Your DN (directory number) needs a home and every switch on the planet needs rules to find it. It resides in table DNROUTE and tells the switch how to find your number along with the switches home nnx so it knows which DNs belong to it. When you port your number to another carrier, a bunch of things happen in the background that are largely automated but happen nonetheless. The DNROUTE table where your number resides will then get a route number to a trunk either traditional TDM (OC48 or larger trunks) between carriers or to some sort of SIP gateway. That way the switch doesnt waste time trying to find your DN on itself but sends it off to the appropriate trunk that will get the call to the correct carrier where your number now resides.
Your DN cannot exist in 2 places at once at least not unless your phone company supports toll fraud…lol. There must be some sort of forwarding going on to route your GV number to the voip.ms DNs and thats all i can think must be happening, unless there is something fishy going on.
It only forwarded for two days after I turned off the Google Voice forwarding. So I had to go back to using Google Voice again.
I really want to get rid of Google Voice (and everything Google for that matter). Once I understand the technology better, I’ll apply what I know to my Librem 5. In the meantime, I am working with a Pixil 6 Pro, running Grapheneos, with the Google Play Services and Google framework disabled. You can turn the Google Play store and Google Framework on, download your Google-based apps from the Aurora Store (anonymously), install those apps, and then turn off the Google Playstore and Google framework. Most apps will work that way. I have never logged in to Google from the Pixil 6 Pro. So Google is locked tightly in a sandbox, without any special access, in an operating system that prevents Google from mis-behaving, owned by an anonymous person (me). But the real goal is to get the Google-like voice services, without Google. I want to: 1.) Move my number back to a SIM in a phone that I own. 2 ) all three phones (my totally googled-up Note 9, my Pixil 6 Pro running Grapheneos, and my Librem 5) should ring at the same time when someone calls the same number that everyone knows me as. 3.) I want to call out using the same number from any of the three phones. 4.) Same for SMS/MMS - this texting seems to be the most difficult to use this way. Voip.ms doesn’t let you forward SMS and MMS. You have to log in to their web interface which is not convenient.

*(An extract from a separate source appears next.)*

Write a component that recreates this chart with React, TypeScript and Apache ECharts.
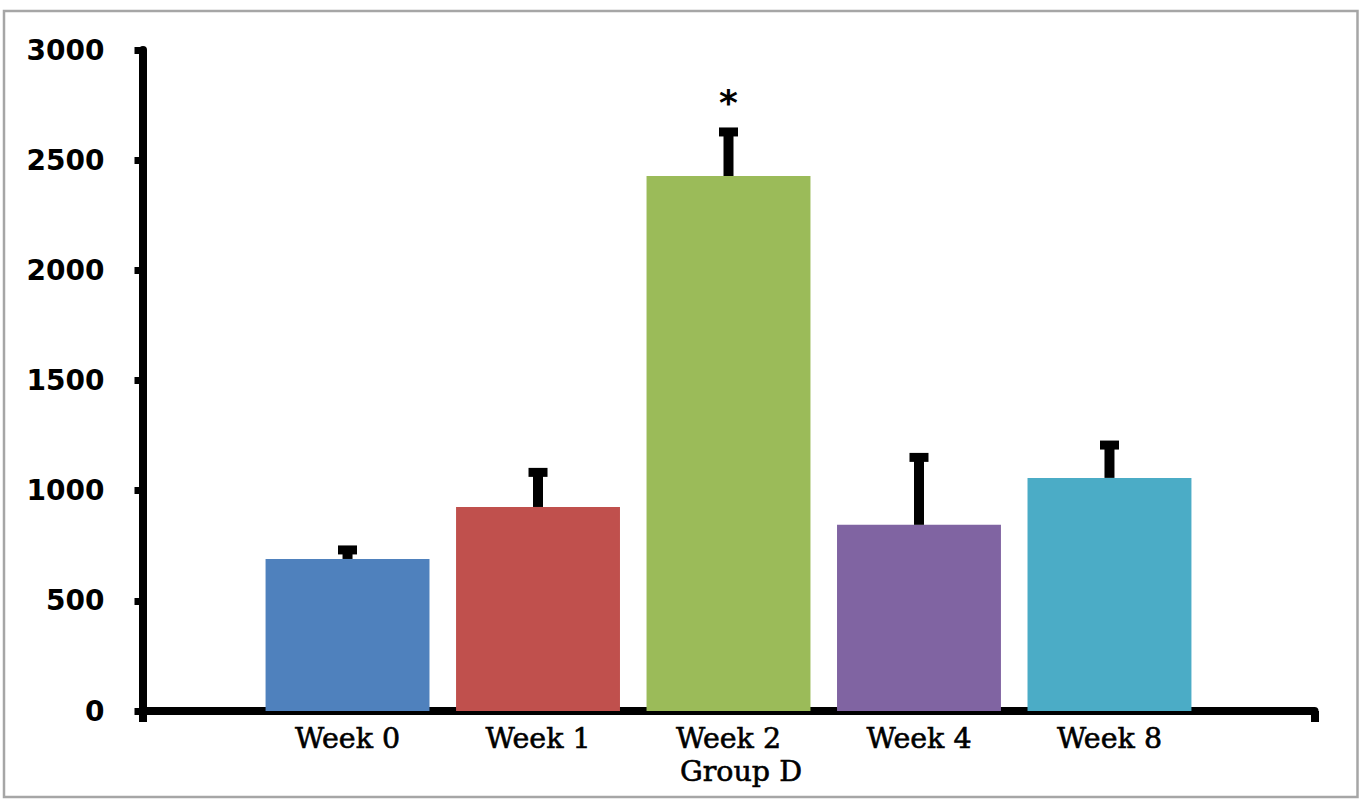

So SIP only gets you part way there and does nothing about the SMS/MMS issue. I finally got SIP working with audio in both directions on my Librem 5 (calling out only) using the phone dialer. But you have to use an old codec that is poor quialty voice. In Android, the best SIP client app I could find is Zoiper.

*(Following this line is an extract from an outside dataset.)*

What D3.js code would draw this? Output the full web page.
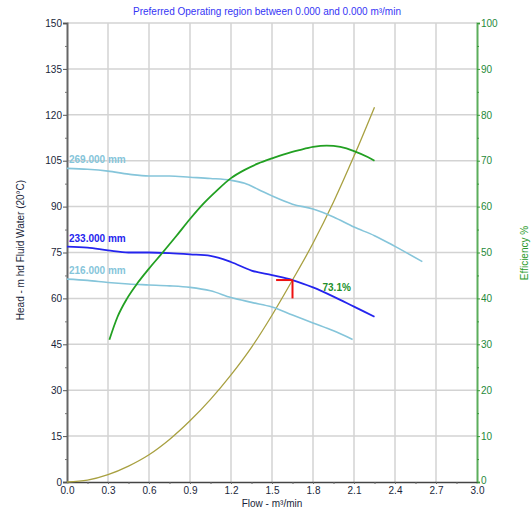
<!DOCTYPE html>
<html><head><meta charset="utf-8">
<script src="https://cdn.jsdelivr.net/npm/d3@7"></script>
<style>body{margin:0;background:#fff;font-family:"Liberation Sans",Arial,sans-serif;}</style>
</head><body><div id="chart"></div>
<script>
const flowTicks = [0,0.3,0.6,0.9,1.2,1.5,1.8,2.1,2.4,2.7,3.0];
const headTicks = [0,15,30,45,60,75,90,105,120,135,150];
const effTicks = [0,10,20,30,40,50,60,70,80,90,100];

const flow269 = [0,0.15,0.3,0.45,0.6,0.75,0.9,1.05,1.2,1.3,1.4,1.5,1.65,1.8,1.95,2.1,2.25,2.4,2.6];
const head269 = [102.5,102.2,101.6,100.6,100,100,99.6,99.2,98.6,97.6,95.6,93.5,90.8,89.2,86.6,83.3,80.5,77,72];
const flow233 = [0,0.15,0.3,0.45,0.6,0.75,0.9,1.05,1.2,1.35,1.5,1.65,1.8,1.95,2.1,2.25];
const head233 = [76.9,76.6,75.7,75,75,74.8,74.4,73.9,71.9,69.1,67.6,66,63.6,60.6,57.3,54];
const flow216 = [0,0.15,0.3,0.45,0.6,0.75,0.9,1.05,1.2,1.35,1.5,1.65,1.8,1.95,2.09];
const head216 = [66.3,65.9,65.2,64.7,64.4,64.1,63.6,62.5,60.3,58.7,57.2,54.6,52,49.4,46.6];
const flowEff = [0.31,0.37,0.44,0.52,0.6,0.7,0.8,0.9,1.0,1.1,1.2,1.3,1.4,1.5,1.6,1.7,1.8,1.9,2.0,2.1,2.2,2.25];
const effVals = [31,36,40,43.5,46.5,50,53.6,57.3,60.7,63.6,66.2,68,69.4,70.5,71.5,72.3,73,73.3,73.0,72.1,70.8,70];
const flowSys = [0,0.15,0.3,0.45,0.6,0.75,0.9,1.05,1.2,1.35,1.5,1.65,1.8,1.95,2.1,2.25];
const headSys = [0,0.6,2.4,5.2,8.9,13.9,20,27,35,44,54.5,66,78,91.5,106.5,122.5];
const impellerLabels = ["269.000 mm","233.000 mm","216.000 mm"];
const bep = {flow:1.65, head:66, headLow:60, flowLeft:1.53, eff:"73.1%"};

const W=532,H=508;
const m={l:67,r:55,t:23,b:26};
const svg=d3.select("#chart").append("svg").attr("width",W).attr("height",H);
const x=d3.scaleLinear().domain([0,3]).range([m.l,W-m.r]);
const y=d3.scaleLinear().domain([0,150]).range([H-m.b,m.t]);
const y2=d3.scaleLinear().domain([0,100]).range([H-m.b,m.t]);

// grid
const g=svg.append("g");
g.selectAll(".vg").data(flowTicks.slice(1,-1)).enter().append("line")
 .attr("x1",d=>x(d)).attr("x2",d=>x(d)).attr("y1",y(0)).attr("y2",y(150))
 .attr("stroke","#d3d3d3").attr("stroke-width",1.5);
g.selectAll(".hg").data(headTicks.slice(1)).enter().append("line")
 .attr("x1",x(0)).attr("x2",x(3)).attr("y1",d=>y(d)).attr("y2",d=>y(d))
 .attr("stroke","#d3d3d3").attr("stroke-width",1.5);

const tickFont="10px";
// left axis
const la=svg.append("g").attr("transform",`translate(${x(0)},0)`)
 .call(d3.axisLeft(y).tickValues(headTicks).tickSize(4).tickPadding(1).tickFormat(d3.format("d")));
la.select(".domain").attr("stroke","#666").attr("stroke-width",2);
la.selectAll("line").attr("stroke","#555");
la.selectAll("text").attr("fill","#1a1f3a").style("font-size",tickFont).style("font-family","Liberation Sans, Arial");
svg.append("g").attr("transform",`translate(${x(0)},0)`)
 .call(d3.axisLeft(y).tickValues(d3.range(7.5,150,15)).tickSize(2).tickFormat(""))
 .call(s=>s.select(".domain").remove()).selectAll("line").attr("stroke","#777");

// right axis
const ra=svg.append("g").attr("transform",`translate(${x(3)},0)`)
 .call(d3.axisRight(y2).tickValues(effTicks).tickSize(3).tickPadding(1).tickFormat(d3.format("d")));
ra.select(".domain").attr("stroke","#5cae5c").attr("stroke-width",2);
ra.selectAll("line").attr("stroke","#3a9a3a");
ra.selectAll("text").attr("fill","#1f8a3a").style("font-size",tickFont).style("font-family","Liberation Sans, Arial");
ra.selectAll(".tick").filter(d=>d===0).select("text").attr("dy","0.1em");
svg.append("g").attr("transform",`translate(${x(3)},0)`)
 .call(d3.axisRight(y2).tickValues(d3.range(5,100,10)).tickSize(2).tickFormat(""))
 .call(s=>s.select(".domain").remove()).selectAll("line").attr("stroke","#3a9a3a");

// bottom axis
const ba=svg.append("g").attr("transform",`translate(0,${y(0)})`)
 .call(d3.axisBottom(x).tickValues(flowTicks).tickSize(0).tickPadding(5).tickFormat(d3.format(".1f")));
ba.select(".domain").attr("stroke","#444").attr("stroke-width",1.5);
ba.selectAll("text").attr("fill","#1a1f3a").style("font-size",tickFont).style("font-family","Liberation Sans, Arial");
svg.append("g").attr("transform",`translate(0,${y(0)})`)
 .call(d3.axisBottom(x).tickValues(d3.range(0.15,3,0.15)).tickSize(2).tickFormat(""))
 .call(s=>s.select(".domain").remove()).selectAll("line").attr("stroke","#666");

// titles
svg.append("text").attr("x",267).attr("y",15).attr("text-anchor","middle")
 .attr("fill","#3535f5").style("font-size","10px").text("Preferred Operating region between 0.000 and 0.000 m³/min");
svg.append("text").attr("transform","translate(24,250) rotate(-90)").attr("text-anchor","middle")
 .attr("fill","#1a1f3a").style("font-size","10px").text("Head - m hd Fluid Water (20°C)");
svg.append("text").attr("transform","translate(528,253) rotate(-90)").attr("text-anchor","middle")
 .attr("fill","#2a9a2a").style("font-size","10px").text("Efficiency %");
svg.append("text").attr("x",272).attr("y",507).attr("text-anchor","middle")
 .attr("fill","#1a1f3a").style("font-size","10px").text("Flow - m³/min");

const line=(xs,ys,ys2)=>d3.line().curve(d3.curveMonotoneX).x((d,i)=>x(xs[i])).y(d=>ys2?y2(d):y(d))(ys);

// system curve
svg.append("path").attr("d",line(flowSys,headSys)).attr("fill","none").attr("stroke","#a8a040").attr("stroke-width",1.3);
// impeller curves
svg.append("path").attr("d",line(flow269,head269)).attr("fill","none").attr("stroke","#85c5da").attr("stroke-width",1.6);
svg.append("path").attr("d",line(flow216,head216)).attr("fill","none").attr("stroke","#85c5da").attr("stroke-width",1.6);
svg.append("path").attr("d",line(flow233,head233)).attr("fill","none").attr("stroke","#2424ee").attr("stroke-width",1.8);
// efficiency
svg.append("path").attr("d",line(flowEff,effVals,true)).attr("fill","none").attr("stroke","#22a022").attr("stroke-width",1.8);

// labels
const labelData=[[impellerLabels[0],head269[0],"#85c5da"],[impellerLabels[1],head233[0],"#2424ee"],[impellerLabels[2],head216[0],"#85c5da"]];
svg.selectAll(".il").data(labelData).enter().append("text")
 .attr("x",x(0)+2).attr("y",d=>y(d[1])-5).attr("fill",d=>d[2])
 .style("font-size","10px").style("font-weight","bold").text(d=>d[0]);

// BEP marker
svg.append("line").attr("x1",x(bep.flowLeft)).attr("x2",x(bep.flow)).attr("y1",y(bep.head)).attr("y2",y(bep.head))
 .attr("stroke","#ee1111").attr("stroke-width",2);
svg.append("line").attr("x1",x(bep.flow)).attr("x2",x(bep.flow)).attr("y1",y(bep.head)).attr("y2",y(bep.headLow))
 .attr("stroke","#ee1111").attr("stroke-width",2);
svg.append("text").attr("x",x(bep.flow)+30).attr("y",y(bep.head)+11).attr("fill","#22902a")
 .style("font-size","10px").style("font-weight","bold").text(bep.eff);
</script></body></html>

In the voip.ms Customer Portal, if you go to
DID Numbers > Edit DID Settings
and scroll to the bottom of the page, you will find the following options:
SMS/MMS Forward to an Email Address
SMS/MMS Forward to a Phone Number
Both options can be active at the same time.
For outgoing SMS, you can log in to https://sms.voip.ms instead of the full portal. This does not have MMS capability.
The voip.ms SMS forward to phone number feature does not work. I think it’s probably because of legal regulations, because when you try to set it up, it is a prohibited setting and that configuration won’t save, even though you can select that choice during the setup process.
The SMS to email probably does work. I didn’t bother to set that up because I want SMS, not email. Even if it works, that’s a clunky work-around.
Using e-mail by logging in to my voip.ms account every time I want to send or receive SMS messages is even more clunky. I didn’t even explore that. There is also a separate voip.ms Androud app that uses a separate API password that you set up in your voio.ms account. I got several other apps tied to my voip.ms account working using the API password. But the SMS app doesn’t work. When that app didn’t work also, I concluded that something political or legal is likely to be blocking SMS via voip service. I don’t like the lack of MMS service either. If there isn’t an app that just works as well as Google Voice does SMS/MMS, I don’t want to waste my efforts trying to make something work that is a work-around or is ultimately just broken. There are no instruction videos that show how to set up voip to sms. But several different search engines all take you to the voup.ms sms to email set up instruction videos. To promote the work-around without giving any attention to the broken SMS tools seems to be a bit slimey on the part of voip.ms. They should either just say it’s broken or else have videos of how to properly set it up. The most obvious and apparently intuitive setup just gives you errors when you try to save that configuration, and then there is no training on how to set it up.
This is correct. There are many security implications of forwarding SMS most notably spam sms and smishing. There is a protocol called Stir Shaken with three attestation levels to authenticate the legitimacy of the source of a phone call, it’s an attempt to thwart robocalls as well. You can read about it here:
Funny. It works fine for me, and has done so since 2015. The forwarding, however, is to a Nokia E51, not to an L5.
UPDATE: I put my wife’s micro SIM (T-Mobile USA) in the L5 and set the voip.ms SMS forwarding to that. (My own micro SIM is data only). Forwarding worked perfectly.
I have a Note 9 and a Pixil 6 Pro. SMS forwarding through my voip.ms account doesn’t work. But I didn’t port my number to voip.ms. After verifying my Google Voice number to voip.ms (voip.ms texts you a code that you reply with), I am allowed by voip.ms to spoof my own Google Voice phone number on caller ID, when calling from a new voip.ms assigned phone number. They let you spoof your own number for voice calls. But you can’t spoof your own number to text someone. I want to use Google-Voice-like phone number spoofing and forwarding features, but to use voip.ms instead of dealing with Google. But that doesn’t appear to work.
Thank you for your reply. Unfortunately I don’t know anything about Google Voice, so I can not make any suggestions for your GV-related difficulty. I just wish you best of luck in your own search. David.